# INSTRUCTION
Each entry must be given again exactly; images do not belong in the copy.

# MATERIAL PROVIDED
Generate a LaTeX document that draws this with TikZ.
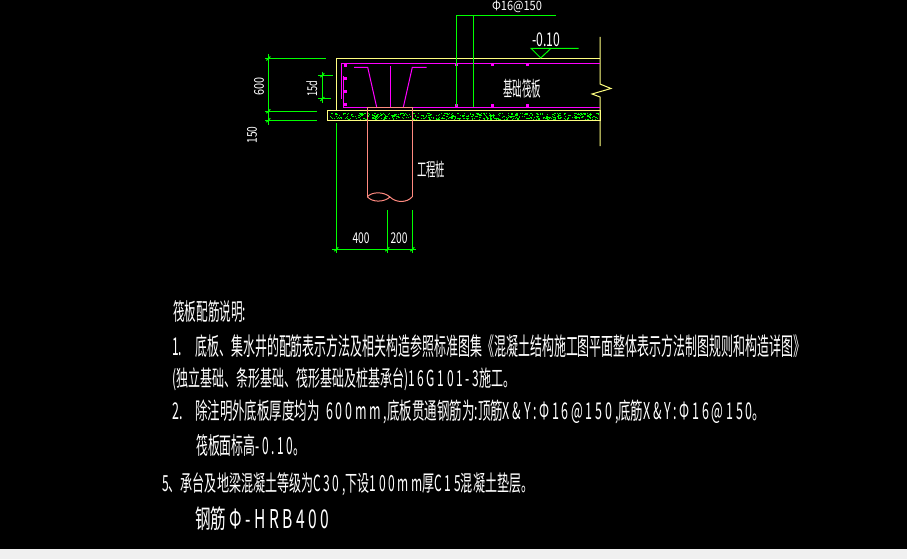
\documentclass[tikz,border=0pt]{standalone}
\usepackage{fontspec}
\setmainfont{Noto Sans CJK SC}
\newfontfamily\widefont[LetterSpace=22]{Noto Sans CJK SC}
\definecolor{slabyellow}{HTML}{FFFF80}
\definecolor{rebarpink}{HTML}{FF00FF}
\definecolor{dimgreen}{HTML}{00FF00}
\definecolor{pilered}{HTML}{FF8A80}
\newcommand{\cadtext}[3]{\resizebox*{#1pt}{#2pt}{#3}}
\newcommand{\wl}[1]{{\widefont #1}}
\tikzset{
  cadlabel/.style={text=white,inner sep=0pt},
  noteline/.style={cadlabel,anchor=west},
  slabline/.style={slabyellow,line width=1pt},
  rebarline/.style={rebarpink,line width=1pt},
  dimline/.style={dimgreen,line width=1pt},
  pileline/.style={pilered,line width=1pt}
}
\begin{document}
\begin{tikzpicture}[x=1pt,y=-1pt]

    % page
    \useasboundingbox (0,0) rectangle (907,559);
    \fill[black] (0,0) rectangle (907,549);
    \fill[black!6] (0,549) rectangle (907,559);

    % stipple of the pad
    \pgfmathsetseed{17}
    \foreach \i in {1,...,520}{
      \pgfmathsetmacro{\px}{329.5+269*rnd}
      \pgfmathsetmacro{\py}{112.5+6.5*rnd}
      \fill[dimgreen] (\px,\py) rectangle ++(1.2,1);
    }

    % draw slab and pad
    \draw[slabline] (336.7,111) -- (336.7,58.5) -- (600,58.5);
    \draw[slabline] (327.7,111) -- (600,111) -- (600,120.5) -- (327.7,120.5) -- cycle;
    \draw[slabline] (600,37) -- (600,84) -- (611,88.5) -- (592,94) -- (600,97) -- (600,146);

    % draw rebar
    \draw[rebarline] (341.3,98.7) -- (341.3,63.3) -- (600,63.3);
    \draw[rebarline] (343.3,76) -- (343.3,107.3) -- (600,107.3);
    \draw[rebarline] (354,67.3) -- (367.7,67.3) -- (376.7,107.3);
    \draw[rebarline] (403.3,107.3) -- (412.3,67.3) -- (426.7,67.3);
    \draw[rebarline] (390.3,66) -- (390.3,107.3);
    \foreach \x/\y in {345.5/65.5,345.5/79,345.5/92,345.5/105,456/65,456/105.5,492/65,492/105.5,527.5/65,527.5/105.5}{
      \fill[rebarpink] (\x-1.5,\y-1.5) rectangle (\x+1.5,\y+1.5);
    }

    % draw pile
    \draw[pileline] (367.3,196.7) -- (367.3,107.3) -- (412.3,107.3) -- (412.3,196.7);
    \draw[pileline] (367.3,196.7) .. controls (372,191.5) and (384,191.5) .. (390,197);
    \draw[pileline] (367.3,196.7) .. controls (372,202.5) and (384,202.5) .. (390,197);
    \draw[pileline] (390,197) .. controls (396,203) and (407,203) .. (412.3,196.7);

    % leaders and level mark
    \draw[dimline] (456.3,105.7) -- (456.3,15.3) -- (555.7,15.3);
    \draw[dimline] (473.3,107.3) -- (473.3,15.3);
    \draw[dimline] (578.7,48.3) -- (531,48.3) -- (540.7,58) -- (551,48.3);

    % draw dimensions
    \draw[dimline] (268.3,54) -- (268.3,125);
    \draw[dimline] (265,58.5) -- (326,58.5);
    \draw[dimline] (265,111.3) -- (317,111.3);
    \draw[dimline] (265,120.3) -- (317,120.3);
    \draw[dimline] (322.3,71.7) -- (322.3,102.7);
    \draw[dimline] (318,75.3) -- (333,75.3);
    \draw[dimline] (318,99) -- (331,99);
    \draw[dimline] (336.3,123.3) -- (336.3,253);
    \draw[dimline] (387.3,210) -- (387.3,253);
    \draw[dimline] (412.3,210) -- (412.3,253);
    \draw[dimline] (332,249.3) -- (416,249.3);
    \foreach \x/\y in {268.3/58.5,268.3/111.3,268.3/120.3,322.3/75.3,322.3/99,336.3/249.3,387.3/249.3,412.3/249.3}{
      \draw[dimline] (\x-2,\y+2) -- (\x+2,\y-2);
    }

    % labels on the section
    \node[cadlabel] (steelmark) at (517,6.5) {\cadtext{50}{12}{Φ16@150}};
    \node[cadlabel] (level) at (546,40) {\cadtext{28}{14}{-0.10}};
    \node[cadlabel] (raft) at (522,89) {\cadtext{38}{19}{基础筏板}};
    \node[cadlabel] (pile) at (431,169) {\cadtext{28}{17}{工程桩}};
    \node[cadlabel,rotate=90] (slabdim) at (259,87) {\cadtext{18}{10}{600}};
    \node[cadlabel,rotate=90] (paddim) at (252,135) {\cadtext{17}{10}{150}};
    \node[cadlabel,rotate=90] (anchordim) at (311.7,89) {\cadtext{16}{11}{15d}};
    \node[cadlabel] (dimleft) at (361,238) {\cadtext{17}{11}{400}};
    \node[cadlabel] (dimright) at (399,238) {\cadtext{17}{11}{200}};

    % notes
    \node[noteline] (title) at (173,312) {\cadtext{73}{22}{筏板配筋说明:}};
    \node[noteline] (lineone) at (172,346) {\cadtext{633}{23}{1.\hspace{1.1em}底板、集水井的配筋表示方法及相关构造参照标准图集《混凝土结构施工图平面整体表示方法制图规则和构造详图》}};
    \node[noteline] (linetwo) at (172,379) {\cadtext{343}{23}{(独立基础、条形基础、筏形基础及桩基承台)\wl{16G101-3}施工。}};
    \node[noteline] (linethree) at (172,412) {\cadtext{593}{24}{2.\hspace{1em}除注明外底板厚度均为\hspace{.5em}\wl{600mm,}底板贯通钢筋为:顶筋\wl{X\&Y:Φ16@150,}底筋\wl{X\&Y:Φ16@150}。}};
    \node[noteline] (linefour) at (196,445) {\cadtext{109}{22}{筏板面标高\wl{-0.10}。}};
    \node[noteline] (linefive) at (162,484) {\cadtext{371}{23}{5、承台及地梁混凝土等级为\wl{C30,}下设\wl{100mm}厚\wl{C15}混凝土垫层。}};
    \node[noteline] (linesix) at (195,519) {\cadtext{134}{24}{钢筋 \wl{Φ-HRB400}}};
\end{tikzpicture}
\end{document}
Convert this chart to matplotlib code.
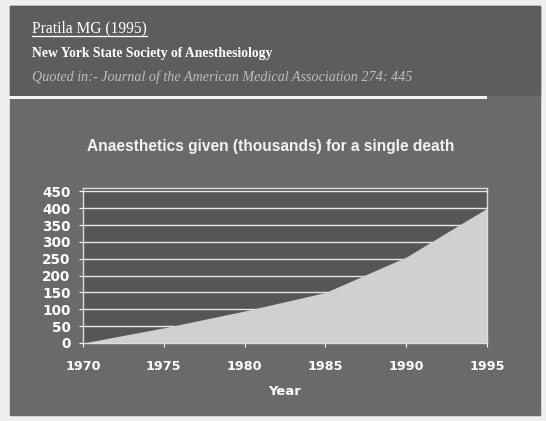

# RESULT OF THE TASK
Generate a LaTeX document that draws this with TikZ.
\documentclass[tikz,border=0pt]{standalone}
\usepackage{fontspec}
\setmainfont{Noto Sans CJK SC}
\newfontfamily\widefont[LetterSpace=22]{Noto Sans CJK SC}
\definecolor{slabyellow}{HTML}{FFFF80}
\definecolor{rebarpink}{HTML}{FF00FF}
\definecolor{dimgreen}{HTML}{00FF00}
\definecolor{pilered}{HTML}{FF8A80}
\newcommand{\cadtext}[3]{\resizebox*{#1pt}{#2pt}{#3}}
\newcommand{\wl}[1]{{\widefont #1}}
\tikzset{
  cadlabel/.style={text=white,inner sep=0pt},
  noteline/.style={cadlabel,anchor=west},
  slabline/.style={slabyellow,line width=1pt},
  rebarline/.style={rebarpink,line width=1pt},
  dimline/.style={dimgreen,line width=1pt},
  pileline/.style={pilered,line width=1pt}
}
\begin{document}
\begin{tikzpicture}[x=1pt,y=-1pt]

    % page
    \useasboundingbox (0,0) rectangle (907,559);
    \fill[black] (0,0) rectangle (907,549);
    \fill[black!6] (0,549) rectangle (907,559);

    % stipple of the pad
    \pgfmathsetseed{17}
    \foreach \i in {1,...,520}{
      \pgfmathsetmacro{\px}{329.5+269*rnd}
      \pgfmathsetmacro{\py}{112.5+6.5*rnd}
      \fill[dimgreen] (\px,\py) rectangle ++(1.2,1);
    }

    % draw slab and pad
    \draw[slabline] (336.7,111) -- (336.7,58.5) -- (600,58.5);
    \draw[slabline] (327.7,111) -- (600,111) -- (600,120.5) -- (327.7,120.5) -- cycle;
    \draw[slabline] (600,37) -- (600,84) -- (611,88.5) -- (592,94) -- (600,97) -- (600,146);

    % draw rebar
    \draw[rebarline] (341.3,98.7) -- (341.3,63.3) -- (600,63.3);
    \draw[rebarline] (343.3,76) -- (343.3,107.3) -- (600,107.3);
    \draw[rebarline] (354,67.3) -- (367.7,67.3) -- (376.7,107.3);
    \draw[rebarline] (403.3,107.3) -- (412.3,67.3) -- (426.7,67.3);
    \draw[rebarline] (390.3,66) -- (390.3,107.3);
    \foreach \x/\y in {345.5/65.5,345.5/79,345.5/92,345.5/105,456/65,456/105.5,492/65,492/105.5,527.5/65,527.5/105.5}{
      \fill[rebarpink] (\x-1.5,\y-1.5) rectangle (\x+1.5,\y+1.5);
    }

    % draw pile
    \draw[pileline] (367.3,196.7) -- (367.3,107.3) -- (412.3,107.3) -- (412.3,196.7);
    \draw[pileline] (367.3,196.7) .. controls (372,191.5) and (384,191.5) .. (390,197);
    \draw[pileline] (367.3,196.7) .. controls (372,202.5) and (384,202.5) .. (390,197);
    \draw[pileline] (390,197) .. controls (396,203) and (407,203) .. (412.3,196.7);

    % leaders and level mark
    \draw[dimline] (456.3,105.7) -- (456.3,15.3) -- (555.7,15.3);
    \draw[dimline] (473.3,107.3) -- (473.3,15.3);
    \draw[dimline] (578.7,48.3) -- (531,48.3) -- (540.7,58) -- (551,48.3);

    % draw dimensions
    \draw[dimline] (268.3,54) -- (268.3,125);
    \draw[dimline] (265,58.5) -- (326,58.5);
    \draw[dimline] (265,111.3) -- (317,111.3);
    \draw[dimline] (265,120.3) -- (317,120.3);
    \draw[dimline] (322.3,71.7) -- (322.3,102.7);
    \draw[dimline] (318,75.3) -- (333,75.3);
    \draw[dimline] (318,99) -- (331,99);
    \draw[dimline] (336.3,123.3) -- (336.3,253);
    \draw[dimline] (387.3,210) -- (387.3,253);
    \draw[dimline] (412.3,210) -- (412.3,253);
    \draw[dimline] (332,249.3) -- (416,249.3);
    \foreach \x/\y in {268.3/58.5,268.3/111.3,268.3/120.3,322.3/75.3,322.3/99,336.3/249.3,387.3/249.3,412.3/249.3}{
      \draw[dimline] (\x-2,\y+2) -- (\x+2,\y-2);
    }

    % labels on the section
    \node[cadlabel] (steelmark) at (517,6.5) {\cadtext{50}{12}{Φ16@150}};
    \node[cadlabel] (level) at (546,40) {\cadtext{28}{14}{-0.10}};
    \node[cadlabel] (raft) at (522,89) {\cadtext{38}{19}{基础筏板}};
    \node[cadlabel] (pile) at (431,169) {\cadtext{28}{17}{工程桩}};
    \node[cadlabel,rotate=90] (slabdim) at (259,87) {\cadtext{18}{10}{600}};
    \node[cadlabel,rotate=90] (paddim) at (252,135) {\cadtext{17}{10}{150}};
    \node[cadlabel,rotate=90] (anchordim) at (311.7,89) {\cadtext{16}{11}{15d}};
    \node[cadlabel] (dimleft) at (361,238) {\cadtext{17}{11}{400}};
    \node[cadlabel] (dimright) at (399,238) {\cadtext{17}{11}{200}};

    % notes
    \node[noteline] (title) at (173,312) {\cadtext{73}{22}{筏板配筋说明:}};
    \node[noteline] (lineone) at (172,346) {\cadtext{633}{23}{1.\hspace{1.1em}底板、集水井的配筋表示方法及相关构造参照标准图集《混凝土结构施工图平面整体表示方法制图规则和构造详图》}};
    \node[noteline] (linetwo) at (172,379) {\cadtext{343}{23}{(独立基础、条形基础、筏形基础及桩基承台)\wl{16G101-3}施工。}};
    \node[noteline] (linethree) at (172,412) {\cadtext{593}{24}{2.\hspace{1em}除注明外底板厚度均为\hspace{.5em}\wl{600mm,}底板贯通钢筋为:顶筋\wl{X\&Y:Φ16@150,}底筋\wl{X\&Y:Φ16@150}。}};
    \node[noteline] (linefour) at (196,445) {\cadtext{109}{22}{筏板面标高\wl{-0.10}。}};
    \node[noteline] (linefive) at (162,484) {\cadtext{371}{23}{5、承台及地梁混凝土等级为\wl{C30,}下设\wl{100mm}厚\wl{C15}混凝土垫层。}};
    \node[noteline] (linesix) at (195,519) {\cadtext{134}{24}{钢筋 \wl{Φ-HRB400}}};
\end{tikzpicture}
\end{document}
Convert this chart to matplotlib code.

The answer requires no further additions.